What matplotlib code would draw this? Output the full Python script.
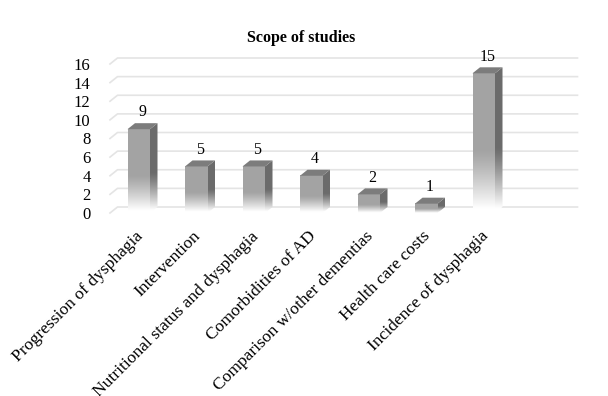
import numpy as np
import matplotlib.pyplot as plt
from matplotlib.patches import Polygon
from matplotlib.transforms import offset_copy

plt.rcParams["font.family"] = ["Liberation Serif", "DejaVu Serif"]

categories = [
    "Progression of dysphagia",
    "Intervention",
    "Nutritional status and dysphagia",
    "Comorbidities of AD",
    "Comparison w/other dementias",
    "Health care costs",
    "Incidence of dysphagia",
]
counts = [9, 5, 5, 4, 2, 1, 15]
y_ticks = [0, 2, 4, 6, 8, 10, 12, 14, 16]
n_slots = 8

W, H = 608, 396
fig = plt.figure(figsize=(W / 100, H / 100), dpi=100)

# plot area in pixels: x 110..570, y 213 (zero) .. 64 (16)
ax = fig.add_axes([110 / W, (H - 213) / H, 460 / W, 149 / H])
ax.set_xlim(0, n_slots)
ax.set_ylim(0, 16)

px_x = 460 / n_slots      # pixels per slot
px_y = 149 / 16           # pixels per count
dx = 7.5 / px_x           # depth of the fake 3d, in data units
dy = 6.0 / px_y
bar_w = 22.5 / px_x

# back wall gridlines with the little diagonal on the left
for v in y_ticks:
    ax.plot([0, dx, n_slots + dx], [v, v + dy, v + dy],
            color="#e4e4e4", lw=1.2, clip_on=False, zorder=1)

front_col = np.array([0.64, 0.64, 0.64])
side_col = np.array([0.42, 0.42, 0.42])
top_col = "#7c7c7c"


def fade(color, n=200):
    # solid on the upper part, fading to white towards the floor
    t = np.linspace(0, 1, n)[:, None]          # 0 = top, 1 = bottom
    k = np.clip((t - 0.55) / 0.42, 0, 1) ** 1.2
    rgb = color[None, :] * (1 - k) + 1.0 * k
    return np.repeat(rgb[:, None, :], 2, axis=1)


for i, c in enumerate(counts):
    x0 = i + 0.5 - bar_w / 2
    x1 = x0 + bar_w

    # front face
    ax.imshow(fade(front_col), extent=[x0, x1, 0, c], aspect="auto",
              interpolation="bilinear", zorder=3, clip_on=False)

    # side face
    side = Polygon([(x1, 0), (x1 + dx, dy), (x1 + dx, c + dy), (x1, c)],
                   closed=True, facecolor="none", edgecolor="none",
                   transform=ax.transData)
    ax.add_patch(side)
    im = ax.imshow(fade(side_col), extent=[x1, x1 + dx, 0, c + dy],
                   aspect="auto", interpolation="bilinear", zorder=3)
    im.set_clip_path(side)

    # top face
    ax.add_patch(Polygon([(x0, c), (x1, c), (x1 + dx, c + dy), (x0 + dx, c + dy)],
                         closed=True, facecolor=top_col, edgecolor="none",
                         zorder=4, clip_on=False))

    ax.text(i + 0.5 + dx / 2, c + dy + 0.3, str(c), ha="center", va="bottom",
            fontsize=11.5, zorder=5)

ax.set_xlim(0, n_slots)
ax.set_ylim(0, 16)

for s in ax.spines.values():
    s.set_visible(False)
ax.set_xticks([])
ax.set_yticks(y_ticks)
ax.tick_params(axis="y", length=0, pad=14, labelsize=12)

lab_tr = offset_copy(ax.transData, fig=fig, x=2, y=-21, units="dots")
for i, name in enumerate(categories):
    ax.text(i + 0.5, 0, name, transform=lab_tr, rotation=45,
            rotation_mode="anchor", ha="right", va="center", fontsize=12.6)

fig.text(301 / W, 1 - 38 / H, "Scope of studies", ha="center", va="center",
         fontsize=11.5, fontweight="bold")

fig.savefig("out.png", dpi=100)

◆ The task:
Write the listing above out again exactly, dropping each image.

◆ Exercise result:
What matplotlib code would draw this? Output the full Python script.
import numpy as np
import matplotlib.pyplot as plt
from matplotlib.patches import Polygon
from matplotlib.transforms import offset_copy

plt.rcParams["font.family"] = ["Liberation Serif", "DejaVu Serif"]

categories = [
    "Progression of dysphagia",
    "Intervention",
    "Nutritional status and dysphagia",
    "Comorbidities of AD",
    "Comparison w/other dementias",
    "Health care costs",
    "Incidence of dysphagia",
]
counts = [9, 5, 5, 4, 2, 1, 15]
y_ticks = [0, 2, 4, 6, 8, 10, 12, 14, 16]
n_slots = 8

W, H = 608, 396
fig = plt.figure(figsize=(W / 100, H / 100), dpi=100)

# plot area in pixels: x 110..570, y 213 (zero) .. 64 (16)
ax = fig.add_axes([110 / W, (H - 213) / H, 460 / W, 149 / H])
ax.set_xlim(0, n_slots)
ax.set_ylim(0, 16)

px_x = 460 / n_slots      # pixels per slot
px_y = 149 / 16           # pixels per count
dx = 7.5 / px_x           # depth of the fake 3d, in data units
dy = 6.0 / px_y
bar_w = 22.5 / px_x

# back wall gridlines with the little diagonal on the left
for v in y_ticks:
    ax.plot([0, dx, n_slots + dx], [v, v + dy, v + dy],
            color="#e4e4e4", lw=1.2, clip_on=False, zorder=1)

front_col = np.array([0.64, 0.64, 0.64])
side_col = np.array([0.42, 0.42, 0.42])
top_col = "#7c7c7c"


def fade(color, n=200):
    # solid on the upper part, fading to white towards the floor
    t = np.linspace(0, 1, n)[:, None]          # 0 = top, 1 = bottom
    k = np.clip((t - 0.55) / 0.42, 0, 1) ** 1.2
    rgb = color[None, :] * (1 - k) + 1.0 * k
    return np.repeat(rgb[:, None, :], 2, axis=1)


for i, c in enumerate(counts):
    x0 = i + 0.5 - bar_w / 2
    x1 = x0 + bar_w

    # front face
    ax.imshow(fade(front_col), extent=[x0, x1, 0, c], aspect="auto",
              interpolation="bilinear", zorder=3, clip_on=False)

    # side face
    side = Polygon([(x1, 0), (x1 + dx, dy), (x1 + dx, c + dy), (x1, c)],
                   closed=True, facecolor="none", edgecolor="none",
                   transform=ax.transData)
    ax.add_patch(side)
    im = ax.imshow(fade(side_col), extent=[x1, x1 + dx, 0, c + dy],
                   aspect="auto", interpolation="bilinear", zorder=3)
    im.set_clip_path(side)

    # top face
    ax.add_patch(Polygon([(x0, c), (x1, c), (x1 + dx, c + dy), (x0 + dx, c + dy)],
                         closed=True, facecolor=top_col, edgecolor="none",
                         zorder=4, clip_on=False))

    ax.text(i + 0.5 + dx / 2, c + dy + 0.3, str(c), ha="center", va="bottom",
            fontsize=11.5, zorder=5)

ax.set_xlim(0, n_slots)
ax.set_ylim(0, 16)

for s in ax.spines.values():
    s.set_visible(False)
ax.set_xticks([])
ax.set_yticks(y_ticks)
ax.tick_params(axis="y", length=0, pad=14, labelsize=12)

lab_tr = offset_copy(ax.transData, fig=fig, x=2, y=-21, units="dots")
for i, name in enumerate(categories):
    ax.text(i + 0.5, 0, name, transform=lab_tr, rotation=45,
            rotation_mode="anchor", ha="right", va="center", fontsize=12.6)

fig.text(301 / W, 1 - 38 / H, "Scope of studies", ha="center", va="center",
         fontsize=11.5, fontweight="bold")

fig.savefig("out.png", dpi=100)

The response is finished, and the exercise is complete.